Source code of charts:
• • • • •

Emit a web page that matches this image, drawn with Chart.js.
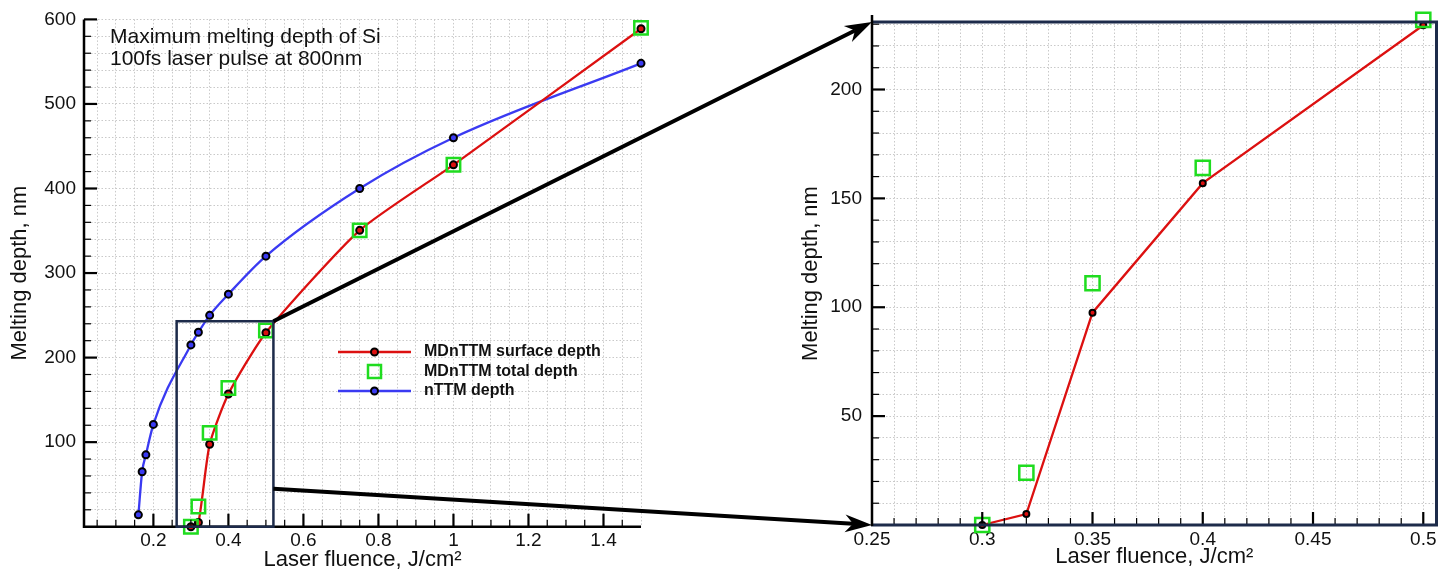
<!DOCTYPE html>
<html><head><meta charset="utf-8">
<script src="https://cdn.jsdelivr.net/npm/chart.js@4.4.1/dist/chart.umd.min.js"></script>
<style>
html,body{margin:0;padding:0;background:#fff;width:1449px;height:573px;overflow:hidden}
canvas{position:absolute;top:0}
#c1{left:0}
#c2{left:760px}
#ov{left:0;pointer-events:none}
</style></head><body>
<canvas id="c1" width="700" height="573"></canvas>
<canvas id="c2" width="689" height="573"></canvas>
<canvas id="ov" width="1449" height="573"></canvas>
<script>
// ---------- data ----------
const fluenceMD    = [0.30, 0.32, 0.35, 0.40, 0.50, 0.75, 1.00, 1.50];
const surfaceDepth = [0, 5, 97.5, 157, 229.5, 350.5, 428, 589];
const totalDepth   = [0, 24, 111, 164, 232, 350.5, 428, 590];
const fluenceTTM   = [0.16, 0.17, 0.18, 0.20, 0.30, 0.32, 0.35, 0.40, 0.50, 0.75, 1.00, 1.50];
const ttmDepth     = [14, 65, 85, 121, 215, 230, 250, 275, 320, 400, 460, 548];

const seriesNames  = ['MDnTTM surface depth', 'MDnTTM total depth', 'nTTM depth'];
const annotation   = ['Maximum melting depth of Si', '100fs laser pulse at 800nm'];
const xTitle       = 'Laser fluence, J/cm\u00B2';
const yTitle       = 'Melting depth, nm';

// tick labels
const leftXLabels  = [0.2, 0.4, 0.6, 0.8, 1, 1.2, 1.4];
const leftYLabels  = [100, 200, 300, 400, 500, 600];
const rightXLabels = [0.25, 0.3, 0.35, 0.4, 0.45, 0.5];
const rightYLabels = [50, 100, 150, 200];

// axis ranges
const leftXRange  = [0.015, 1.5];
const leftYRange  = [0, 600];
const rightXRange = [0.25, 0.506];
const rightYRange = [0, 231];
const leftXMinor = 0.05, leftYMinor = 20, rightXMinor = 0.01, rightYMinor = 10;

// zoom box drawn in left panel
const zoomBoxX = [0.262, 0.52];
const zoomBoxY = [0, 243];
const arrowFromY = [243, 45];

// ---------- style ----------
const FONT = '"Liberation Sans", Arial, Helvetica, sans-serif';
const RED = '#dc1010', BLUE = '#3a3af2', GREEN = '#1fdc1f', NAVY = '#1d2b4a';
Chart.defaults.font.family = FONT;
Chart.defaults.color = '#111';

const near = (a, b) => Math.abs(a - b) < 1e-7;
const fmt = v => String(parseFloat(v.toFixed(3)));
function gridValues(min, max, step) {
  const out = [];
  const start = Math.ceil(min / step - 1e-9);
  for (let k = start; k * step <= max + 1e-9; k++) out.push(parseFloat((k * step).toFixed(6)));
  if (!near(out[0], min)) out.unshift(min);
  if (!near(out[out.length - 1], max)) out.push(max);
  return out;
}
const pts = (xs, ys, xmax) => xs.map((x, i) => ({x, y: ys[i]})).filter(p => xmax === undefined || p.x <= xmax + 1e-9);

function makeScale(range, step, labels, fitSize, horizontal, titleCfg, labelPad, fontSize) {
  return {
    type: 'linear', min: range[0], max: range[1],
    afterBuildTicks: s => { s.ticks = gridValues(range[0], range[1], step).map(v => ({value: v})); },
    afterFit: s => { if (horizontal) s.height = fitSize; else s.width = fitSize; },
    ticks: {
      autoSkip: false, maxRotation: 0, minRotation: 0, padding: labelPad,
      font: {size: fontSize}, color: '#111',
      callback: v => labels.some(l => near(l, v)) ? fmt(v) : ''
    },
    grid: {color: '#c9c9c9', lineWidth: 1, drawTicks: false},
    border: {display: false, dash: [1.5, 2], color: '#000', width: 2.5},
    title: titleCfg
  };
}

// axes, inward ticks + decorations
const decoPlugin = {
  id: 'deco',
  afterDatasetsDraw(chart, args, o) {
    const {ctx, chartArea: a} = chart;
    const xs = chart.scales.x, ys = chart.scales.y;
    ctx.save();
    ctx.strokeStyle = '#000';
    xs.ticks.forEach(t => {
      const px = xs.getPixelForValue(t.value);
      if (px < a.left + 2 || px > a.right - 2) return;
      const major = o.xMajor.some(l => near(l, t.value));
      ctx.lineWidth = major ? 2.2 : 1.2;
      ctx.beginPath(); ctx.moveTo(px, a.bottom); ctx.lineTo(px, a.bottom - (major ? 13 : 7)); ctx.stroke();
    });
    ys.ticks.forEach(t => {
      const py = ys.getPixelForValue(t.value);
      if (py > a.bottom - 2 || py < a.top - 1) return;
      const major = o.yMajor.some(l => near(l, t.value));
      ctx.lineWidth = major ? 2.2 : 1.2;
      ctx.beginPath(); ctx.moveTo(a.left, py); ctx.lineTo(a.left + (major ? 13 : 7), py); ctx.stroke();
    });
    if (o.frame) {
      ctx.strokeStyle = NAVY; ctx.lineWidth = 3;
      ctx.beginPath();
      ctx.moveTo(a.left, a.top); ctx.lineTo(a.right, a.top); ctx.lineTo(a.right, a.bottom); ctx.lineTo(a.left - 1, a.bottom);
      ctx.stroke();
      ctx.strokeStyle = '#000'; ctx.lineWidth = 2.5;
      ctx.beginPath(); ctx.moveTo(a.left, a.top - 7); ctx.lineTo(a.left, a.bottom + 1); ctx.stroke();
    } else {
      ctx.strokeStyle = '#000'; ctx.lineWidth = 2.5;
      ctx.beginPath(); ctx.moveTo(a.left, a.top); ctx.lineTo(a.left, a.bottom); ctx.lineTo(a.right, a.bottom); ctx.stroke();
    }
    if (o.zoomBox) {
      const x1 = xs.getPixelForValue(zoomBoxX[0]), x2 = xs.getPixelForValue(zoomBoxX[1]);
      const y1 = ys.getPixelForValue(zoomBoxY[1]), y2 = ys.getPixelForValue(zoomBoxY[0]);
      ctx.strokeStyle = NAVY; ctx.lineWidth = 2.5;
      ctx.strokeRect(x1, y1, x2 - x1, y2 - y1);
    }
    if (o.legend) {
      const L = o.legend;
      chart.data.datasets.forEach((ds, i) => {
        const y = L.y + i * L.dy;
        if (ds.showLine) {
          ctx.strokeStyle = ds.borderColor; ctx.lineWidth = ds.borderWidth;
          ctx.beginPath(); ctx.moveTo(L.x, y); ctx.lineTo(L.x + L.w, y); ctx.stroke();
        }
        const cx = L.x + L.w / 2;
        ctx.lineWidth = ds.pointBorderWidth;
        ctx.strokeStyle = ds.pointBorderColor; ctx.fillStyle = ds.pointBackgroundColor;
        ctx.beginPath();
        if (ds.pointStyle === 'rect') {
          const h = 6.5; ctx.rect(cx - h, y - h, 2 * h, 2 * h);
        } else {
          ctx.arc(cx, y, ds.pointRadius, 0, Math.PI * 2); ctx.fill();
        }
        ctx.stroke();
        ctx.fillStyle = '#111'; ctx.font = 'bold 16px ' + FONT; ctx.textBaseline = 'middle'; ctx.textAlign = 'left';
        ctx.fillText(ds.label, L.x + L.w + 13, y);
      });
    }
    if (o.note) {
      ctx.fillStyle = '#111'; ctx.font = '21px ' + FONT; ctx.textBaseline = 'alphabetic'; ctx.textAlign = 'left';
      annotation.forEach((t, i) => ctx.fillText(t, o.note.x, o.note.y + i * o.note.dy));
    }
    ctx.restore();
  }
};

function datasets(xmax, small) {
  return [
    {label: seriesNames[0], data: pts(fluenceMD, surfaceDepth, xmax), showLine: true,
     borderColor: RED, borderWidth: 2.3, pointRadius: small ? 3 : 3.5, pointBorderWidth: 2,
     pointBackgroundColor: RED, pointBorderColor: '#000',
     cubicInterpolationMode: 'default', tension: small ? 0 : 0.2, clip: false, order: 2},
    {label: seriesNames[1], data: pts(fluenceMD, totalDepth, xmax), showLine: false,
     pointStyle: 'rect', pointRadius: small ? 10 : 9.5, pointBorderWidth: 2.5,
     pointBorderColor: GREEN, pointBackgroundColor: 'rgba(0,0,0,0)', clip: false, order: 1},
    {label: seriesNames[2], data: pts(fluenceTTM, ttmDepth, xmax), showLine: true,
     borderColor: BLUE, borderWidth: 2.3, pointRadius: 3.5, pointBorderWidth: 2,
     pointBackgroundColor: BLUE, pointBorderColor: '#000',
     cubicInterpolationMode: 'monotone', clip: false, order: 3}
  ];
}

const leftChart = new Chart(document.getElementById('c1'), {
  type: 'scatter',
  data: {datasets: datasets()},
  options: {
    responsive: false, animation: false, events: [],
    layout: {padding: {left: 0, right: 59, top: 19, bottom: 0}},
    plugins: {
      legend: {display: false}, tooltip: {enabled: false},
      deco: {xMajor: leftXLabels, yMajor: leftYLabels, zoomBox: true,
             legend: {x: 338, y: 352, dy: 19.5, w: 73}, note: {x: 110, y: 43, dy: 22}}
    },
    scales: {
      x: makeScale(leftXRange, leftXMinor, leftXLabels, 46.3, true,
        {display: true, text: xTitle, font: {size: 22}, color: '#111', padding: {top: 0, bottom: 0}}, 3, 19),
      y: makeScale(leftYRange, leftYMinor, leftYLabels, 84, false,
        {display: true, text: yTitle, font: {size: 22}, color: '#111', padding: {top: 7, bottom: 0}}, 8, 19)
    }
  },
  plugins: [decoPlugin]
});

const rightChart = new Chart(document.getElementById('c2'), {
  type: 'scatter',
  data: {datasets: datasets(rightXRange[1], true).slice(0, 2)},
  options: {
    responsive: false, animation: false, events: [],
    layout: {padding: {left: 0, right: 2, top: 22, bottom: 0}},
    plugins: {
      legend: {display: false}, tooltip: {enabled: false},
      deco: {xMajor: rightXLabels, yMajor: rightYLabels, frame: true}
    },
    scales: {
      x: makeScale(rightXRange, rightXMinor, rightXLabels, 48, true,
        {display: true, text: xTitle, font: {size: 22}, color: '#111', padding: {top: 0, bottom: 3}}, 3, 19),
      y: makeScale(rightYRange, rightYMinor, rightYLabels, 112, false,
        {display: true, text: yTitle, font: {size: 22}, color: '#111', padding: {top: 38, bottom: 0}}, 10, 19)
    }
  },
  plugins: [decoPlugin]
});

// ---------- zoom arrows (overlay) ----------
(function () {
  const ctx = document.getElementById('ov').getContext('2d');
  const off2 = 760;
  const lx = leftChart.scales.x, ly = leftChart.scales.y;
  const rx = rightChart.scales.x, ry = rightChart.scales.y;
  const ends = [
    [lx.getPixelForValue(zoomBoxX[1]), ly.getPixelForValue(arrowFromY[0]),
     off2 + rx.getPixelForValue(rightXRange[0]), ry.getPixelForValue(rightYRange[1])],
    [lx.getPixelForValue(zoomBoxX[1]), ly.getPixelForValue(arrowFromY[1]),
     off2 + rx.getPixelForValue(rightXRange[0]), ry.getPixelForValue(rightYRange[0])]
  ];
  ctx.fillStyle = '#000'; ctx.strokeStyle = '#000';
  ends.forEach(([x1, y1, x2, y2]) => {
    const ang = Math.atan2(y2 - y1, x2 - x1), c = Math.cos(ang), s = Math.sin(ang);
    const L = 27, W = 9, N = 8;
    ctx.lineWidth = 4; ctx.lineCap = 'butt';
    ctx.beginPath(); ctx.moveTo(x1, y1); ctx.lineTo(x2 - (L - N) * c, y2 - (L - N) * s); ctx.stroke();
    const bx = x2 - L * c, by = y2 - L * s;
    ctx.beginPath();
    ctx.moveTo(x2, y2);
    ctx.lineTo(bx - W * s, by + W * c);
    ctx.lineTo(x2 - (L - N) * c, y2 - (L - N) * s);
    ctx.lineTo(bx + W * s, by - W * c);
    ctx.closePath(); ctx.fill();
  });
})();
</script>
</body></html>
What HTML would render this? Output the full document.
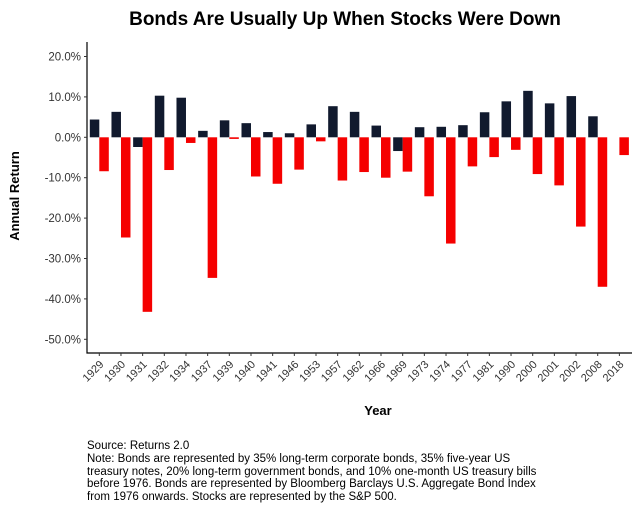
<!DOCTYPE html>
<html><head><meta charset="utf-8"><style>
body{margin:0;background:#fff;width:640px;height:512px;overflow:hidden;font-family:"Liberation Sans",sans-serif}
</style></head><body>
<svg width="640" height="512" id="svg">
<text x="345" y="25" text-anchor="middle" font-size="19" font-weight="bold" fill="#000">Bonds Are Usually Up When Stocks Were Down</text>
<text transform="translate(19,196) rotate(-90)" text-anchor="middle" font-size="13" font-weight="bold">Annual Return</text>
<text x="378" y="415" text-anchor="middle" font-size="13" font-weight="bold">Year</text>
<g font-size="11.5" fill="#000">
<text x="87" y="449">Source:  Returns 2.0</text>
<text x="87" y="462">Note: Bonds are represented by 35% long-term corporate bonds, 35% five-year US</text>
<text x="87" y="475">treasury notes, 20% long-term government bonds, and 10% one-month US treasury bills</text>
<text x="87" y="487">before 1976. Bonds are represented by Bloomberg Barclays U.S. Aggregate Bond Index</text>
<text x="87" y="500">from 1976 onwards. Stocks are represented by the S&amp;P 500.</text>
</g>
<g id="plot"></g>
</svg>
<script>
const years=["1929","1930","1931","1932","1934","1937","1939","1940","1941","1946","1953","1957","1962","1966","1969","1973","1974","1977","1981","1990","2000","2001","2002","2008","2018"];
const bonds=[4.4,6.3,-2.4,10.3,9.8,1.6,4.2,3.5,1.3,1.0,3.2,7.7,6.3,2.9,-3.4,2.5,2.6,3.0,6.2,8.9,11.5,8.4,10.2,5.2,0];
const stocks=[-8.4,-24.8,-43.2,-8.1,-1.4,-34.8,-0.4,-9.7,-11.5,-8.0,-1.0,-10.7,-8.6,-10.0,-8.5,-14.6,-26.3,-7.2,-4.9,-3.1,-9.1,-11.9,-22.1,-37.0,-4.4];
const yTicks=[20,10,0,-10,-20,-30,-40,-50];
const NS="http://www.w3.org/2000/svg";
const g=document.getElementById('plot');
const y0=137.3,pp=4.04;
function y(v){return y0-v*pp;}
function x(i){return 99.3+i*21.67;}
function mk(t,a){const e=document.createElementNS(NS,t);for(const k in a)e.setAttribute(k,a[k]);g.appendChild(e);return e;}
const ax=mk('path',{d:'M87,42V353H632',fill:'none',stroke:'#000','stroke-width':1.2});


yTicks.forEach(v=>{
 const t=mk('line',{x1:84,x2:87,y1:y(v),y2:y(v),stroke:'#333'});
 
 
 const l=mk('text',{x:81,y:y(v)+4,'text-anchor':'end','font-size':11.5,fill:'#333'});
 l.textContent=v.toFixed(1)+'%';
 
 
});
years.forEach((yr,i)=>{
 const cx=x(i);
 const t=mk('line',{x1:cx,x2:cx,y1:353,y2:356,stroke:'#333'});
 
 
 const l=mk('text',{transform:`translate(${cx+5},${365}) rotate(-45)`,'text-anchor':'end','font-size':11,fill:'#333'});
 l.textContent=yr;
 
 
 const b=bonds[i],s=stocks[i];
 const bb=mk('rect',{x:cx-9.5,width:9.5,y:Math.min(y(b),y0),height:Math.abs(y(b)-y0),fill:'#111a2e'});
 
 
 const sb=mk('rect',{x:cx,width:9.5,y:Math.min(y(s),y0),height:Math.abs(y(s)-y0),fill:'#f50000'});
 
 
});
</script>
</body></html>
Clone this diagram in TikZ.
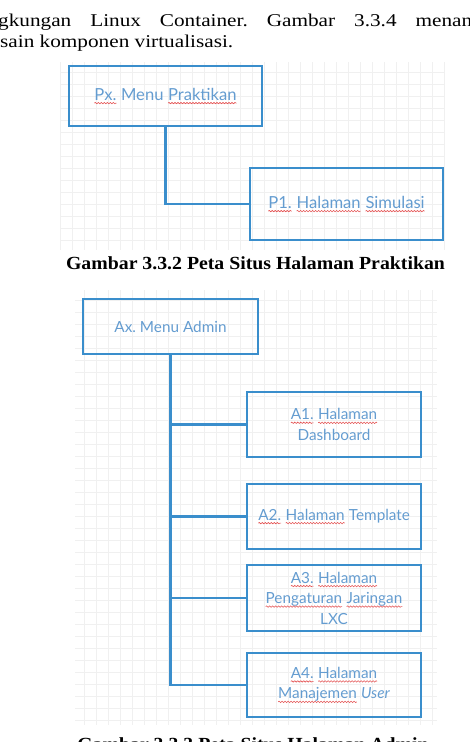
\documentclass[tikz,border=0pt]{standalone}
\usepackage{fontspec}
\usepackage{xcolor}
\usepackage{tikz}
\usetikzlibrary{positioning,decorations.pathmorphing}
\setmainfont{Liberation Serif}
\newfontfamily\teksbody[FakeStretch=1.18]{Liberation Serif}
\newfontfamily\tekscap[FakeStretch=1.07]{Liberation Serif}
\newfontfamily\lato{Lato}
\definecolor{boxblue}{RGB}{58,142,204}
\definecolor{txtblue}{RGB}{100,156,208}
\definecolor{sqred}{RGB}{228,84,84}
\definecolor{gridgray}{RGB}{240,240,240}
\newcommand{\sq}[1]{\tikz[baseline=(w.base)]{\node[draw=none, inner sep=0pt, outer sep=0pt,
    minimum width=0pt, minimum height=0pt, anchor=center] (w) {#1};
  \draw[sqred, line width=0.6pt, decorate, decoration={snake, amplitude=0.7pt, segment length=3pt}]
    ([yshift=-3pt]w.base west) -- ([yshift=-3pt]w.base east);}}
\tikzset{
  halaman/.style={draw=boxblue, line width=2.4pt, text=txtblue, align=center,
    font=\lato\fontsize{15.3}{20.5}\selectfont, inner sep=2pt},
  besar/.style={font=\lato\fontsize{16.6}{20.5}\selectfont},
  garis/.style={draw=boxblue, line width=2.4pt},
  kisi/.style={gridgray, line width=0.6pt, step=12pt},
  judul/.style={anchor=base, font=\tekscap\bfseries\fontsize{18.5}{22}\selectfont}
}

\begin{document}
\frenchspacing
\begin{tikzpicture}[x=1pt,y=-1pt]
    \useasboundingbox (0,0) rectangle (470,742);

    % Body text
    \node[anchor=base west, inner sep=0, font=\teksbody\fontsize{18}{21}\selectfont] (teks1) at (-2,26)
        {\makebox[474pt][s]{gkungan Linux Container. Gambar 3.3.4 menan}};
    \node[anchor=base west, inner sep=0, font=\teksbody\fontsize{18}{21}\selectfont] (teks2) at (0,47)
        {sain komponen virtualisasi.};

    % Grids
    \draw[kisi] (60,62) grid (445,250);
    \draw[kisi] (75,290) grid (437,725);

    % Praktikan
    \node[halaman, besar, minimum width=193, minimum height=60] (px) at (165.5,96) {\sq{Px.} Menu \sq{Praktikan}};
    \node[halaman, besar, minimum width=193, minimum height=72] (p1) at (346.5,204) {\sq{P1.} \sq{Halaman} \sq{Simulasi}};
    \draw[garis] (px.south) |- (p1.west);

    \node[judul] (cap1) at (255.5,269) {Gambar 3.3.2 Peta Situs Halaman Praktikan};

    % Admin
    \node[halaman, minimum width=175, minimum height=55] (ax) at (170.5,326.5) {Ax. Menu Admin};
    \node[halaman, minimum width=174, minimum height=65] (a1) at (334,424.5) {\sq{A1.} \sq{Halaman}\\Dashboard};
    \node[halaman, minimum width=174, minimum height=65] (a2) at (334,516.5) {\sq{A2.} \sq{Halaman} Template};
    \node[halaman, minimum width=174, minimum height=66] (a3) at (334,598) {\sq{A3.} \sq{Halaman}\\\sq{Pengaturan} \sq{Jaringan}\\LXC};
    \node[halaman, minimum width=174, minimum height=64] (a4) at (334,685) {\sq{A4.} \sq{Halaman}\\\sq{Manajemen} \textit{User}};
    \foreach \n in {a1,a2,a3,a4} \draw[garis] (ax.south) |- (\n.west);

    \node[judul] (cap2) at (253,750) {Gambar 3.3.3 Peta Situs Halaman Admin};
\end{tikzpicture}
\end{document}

• • • • •

### EXERCISE AIM
Your answer should be a single number: the count of lines in the material above that contain "this".

### EXERCISE OUTPUT
3